Robert B. Washington Jr., one of Finley, Kumble's three co-managing partners and the director of its Washington office, disagrees, ascribing the firm's troubles to management difficulties, not bigness per se.

"I believe in a national law firm, and I believe a national law firm works," said Washington, a former head of the D.C. Democratic State Committee who has strong ties to the city's top business and political leaders, including Mayor Marion Barry.

"I really think the issue is of governance and how we managed such a large firm," he said. "We had a management committee of 29 people that met monthly. Try to get 29 people together and what often happens is that you can't manage . . . and improper governance ultimately creates problems of incompatibility, problems of culture and problems of ego."

The firm's well-publicized internal power struggles didn't help foster congeniality, according to Washington.

For all its infighting, legal observers say Finley, Kumble has had a tremendous impact on the profession.

"It has reshaped the way law is practiced in the country," according to T. Sumner Robinson, editor-in-chief of the National Law Journal. Where most law firms used to refer their clients to other firms for out-of-town legal work, "now, it's a perfectly common practice for firms to have different offices around the country," he said.

Finley, Kumble might have worked, "but for the clashes," Robinson said. "It was a management collapse, not a concept collapse."

The clashes that ultimately led to the firm's dissolution were those that occurred between Kumble, who first envisioned a national law firm, and Manley, who joined the firm in 1978 and built its California practice from nothing to 150 lawyers.

In a September cover story that some at the law firm say spelled the end of the partnership, The American Lawyer printed an exhaustive tell-all article about the firm's troubles. Its title: "Bye, Bye, Finley, Kumble -- The Firm Everyone Loves to Hate Is Falling Apart."

"What happened for the last half-decade was the fastest growing, most lavishly paying, most reviled (especially by those at firms whose partners or clients had been raided), most talked-about law firm ever," the article reported. "What's happening now is $76 million of debt that's growing, name partners not talking to each other, at least one key client afraid to send new business, and partner and associate resumes flooding the mails from Beverly Hills to Park Avenue."

For a time, the partners, especially former New York governor Hugh Carey, talked bravely of reorganizing the firm, not folding it. Then, this month, Kumble resigned and Carey announced plans to jump to W.R. Grace & Co. Myerson began seeking recruits to join him in starting up a new firm. And Washington began meeting with D.C.'s 50-plus partners, many of whom, including himself, had come to the firm via Finley, Kumble's 1980 merger with the prominent local firm of Danzansky, Dickey, Tydings, Quint & Gordon.

According to a report last week in the National Law Journal, the bulk of Finley, Kumble's $84 million debt was not incurred to purchase hard assets but is money borrowed to pay partners or to cover the capital contributions of partners joining the firm.
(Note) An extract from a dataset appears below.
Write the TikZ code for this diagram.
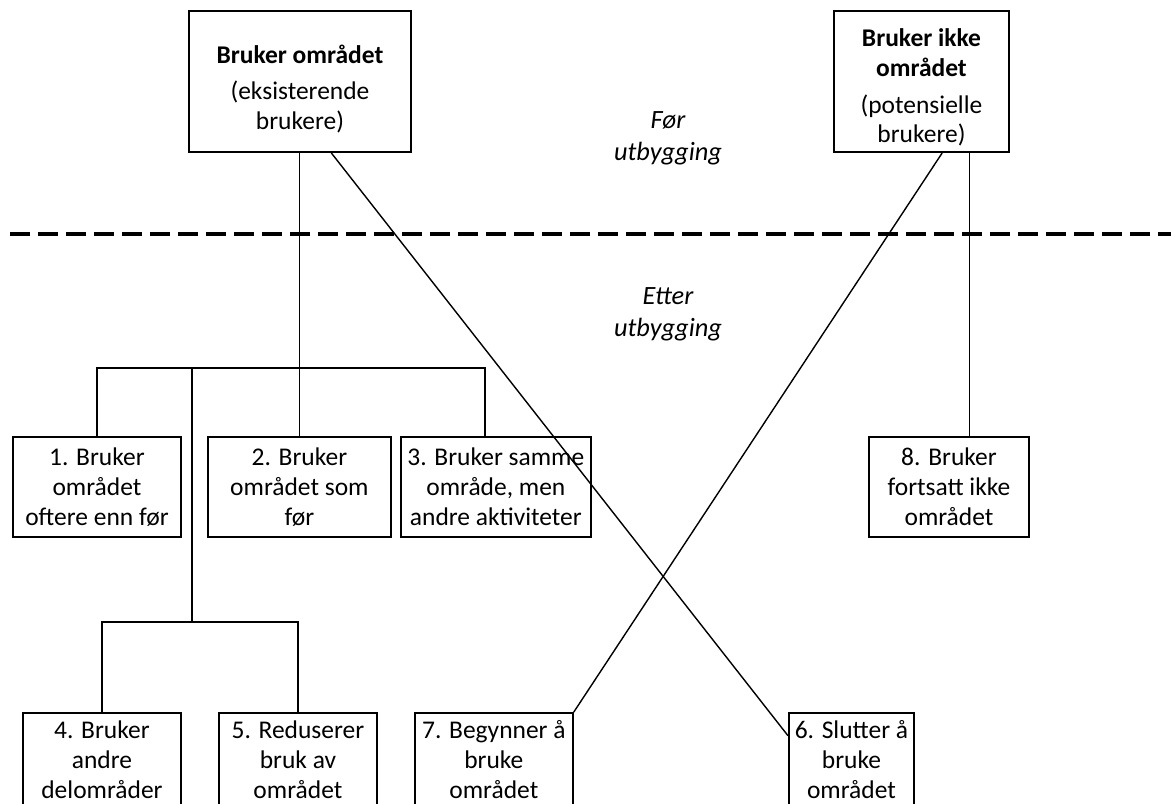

Legally, lawyers who were partners at the time Finley, Kumble assumed a particular debt are considered personally liable for it. The firm reportedly expects a net income this year of nearly $60 million, and the push is on for partners to collect their "receivables" by Jan. 31, the end of the firm's budget year.

Lawyers in and out of the firm say receivership, which would help Finley, Kumble wind down and stave off litigation among various partners, seems inevitable.

"I'm not surprised that they are busting up, but I think the problem is one of personalities, not finances," said a lawyer from a competing Washington law firm. Staff writer Kathleen Day contributed to this report.